Data extract:
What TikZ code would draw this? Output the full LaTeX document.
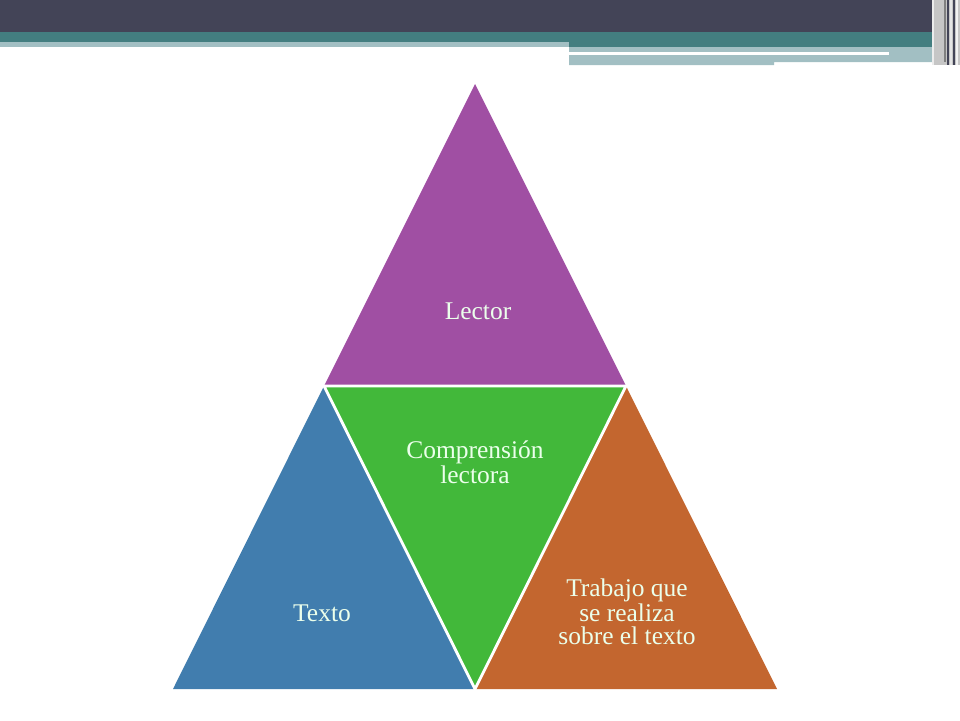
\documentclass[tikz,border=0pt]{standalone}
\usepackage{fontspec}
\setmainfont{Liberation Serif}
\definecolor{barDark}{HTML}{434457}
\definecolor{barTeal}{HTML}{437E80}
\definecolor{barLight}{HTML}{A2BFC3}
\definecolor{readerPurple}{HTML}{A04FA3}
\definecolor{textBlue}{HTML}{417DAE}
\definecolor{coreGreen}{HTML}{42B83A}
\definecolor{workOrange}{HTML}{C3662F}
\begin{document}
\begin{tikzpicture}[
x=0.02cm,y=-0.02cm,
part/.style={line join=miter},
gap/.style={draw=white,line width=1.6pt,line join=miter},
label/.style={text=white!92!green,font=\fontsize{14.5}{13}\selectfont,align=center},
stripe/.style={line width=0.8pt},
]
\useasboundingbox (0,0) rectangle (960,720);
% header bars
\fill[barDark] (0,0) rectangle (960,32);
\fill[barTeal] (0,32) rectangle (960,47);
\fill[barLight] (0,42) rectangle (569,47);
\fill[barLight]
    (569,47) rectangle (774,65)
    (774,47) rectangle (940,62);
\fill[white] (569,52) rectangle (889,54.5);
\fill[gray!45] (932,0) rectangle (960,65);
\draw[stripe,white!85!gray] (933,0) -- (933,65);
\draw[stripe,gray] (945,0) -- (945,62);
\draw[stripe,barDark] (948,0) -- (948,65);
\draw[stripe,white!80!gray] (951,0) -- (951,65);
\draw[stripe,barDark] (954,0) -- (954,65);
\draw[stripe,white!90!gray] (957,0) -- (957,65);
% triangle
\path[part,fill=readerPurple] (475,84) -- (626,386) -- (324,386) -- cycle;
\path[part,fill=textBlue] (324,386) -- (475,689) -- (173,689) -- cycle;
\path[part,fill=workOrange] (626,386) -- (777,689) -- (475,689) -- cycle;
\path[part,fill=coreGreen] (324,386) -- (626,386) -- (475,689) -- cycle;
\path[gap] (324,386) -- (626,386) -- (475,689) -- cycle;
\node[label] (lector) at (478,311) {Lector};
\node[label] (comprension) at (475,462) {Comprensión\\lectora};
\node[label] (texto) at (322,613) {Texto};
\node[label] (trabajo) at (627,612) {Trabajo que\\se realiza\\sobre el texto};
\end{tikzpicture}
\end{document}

Stated problem:
What is needed is an exact reproduction of the data, pictures excluded.

Correct output:
What TikZ code would draw this? Output the full LaTeX document.
\documentclass[tikz,border=0pt]{standalone}
\usepackage{fontspec}
\setmainfont{Liberation Serif}
\definecolor{barDark}{HTML}{434457}
\definecolor{barTeal}{HTML}{437E80}
\definecolor{barLight}{HTML}{A2BFC3}
\definecolor{readerPurple}{HTML}{A04FA3}
\definecolor{textBlue}{HTML}{417DAE}
\definecolor{coreGreen}{HTML}{42B83A}
\definecolor{workOrange}{HTML}{C3662F}
\begin{document}
\begin{tikzpicture}[
x=0.02cm,y=-0.02cm,
part/.style={line join=miter},
gap/.style={draw=white,line width=1.6pt,line join=miter},
label/.style={text=white!92!green,font=\fontsize{14.5}{13}\selectfont,align=center},
stripe/.style={line width=0.8pt},
]
\useasboundingbox (0,0) rectangle (960,720);
% header bars
\fill[barDark] (0,0) rectangle (960,32);
\fill[barTeal] (0,32) rectangle (960,47);
\fill[barLight] (0,42) rectangle (569,47);
\fill[barLight]
    (569,47) rectangle (774,65)
    (774,47) rectangle (940,62);
\fill[white] (569,52) rectangle (889,54.5);
\fill[gray!45] (932,0) rectangle (960,65);
\draw[stripe,white!85!gray] (933,0) -- (933,65);
\draw[stripe,gray] (945,0) -- (945,62);
\draw[stripe,barDark] (948,0) -- (948,65);
\draw[stripe,white!80!gray] (951,0) -- (951,65);
\draw[stripe,barDark] (954,0) -- (954,65);
\draw[stripe,white!90!gray] (957,0) -- (957,65);
% triangle
\path[part,fill=readerPurple] (475,84) -- (626,386) -- (324,386) -- cycle;
\path[part,fill=textBlue] (324,386) -- (475,689) -- (173,689) -- cycle;
\path[part,fill=workOrange] (626,386) -- (777,689) -- (475,689) -- cycle;
\path[part,fill=coreGreen] (324,386) -- (626,386) -- (475,689) -- cycle;
\path[gap] (324,386) -- (626,386) -- (475,689) -- cycle;
\node[label] (lector) at (478,311) {Lector};
\node[label] (comprension) at (475,462) {Comprensión\\lectora};
\node[label] (texto) at (322,613) {Texto};
\node[label] (trabajo) at (627,612) {Trabajo que\\se realiza\\sobre el texto};
\end{tikzpicture}
\end{document}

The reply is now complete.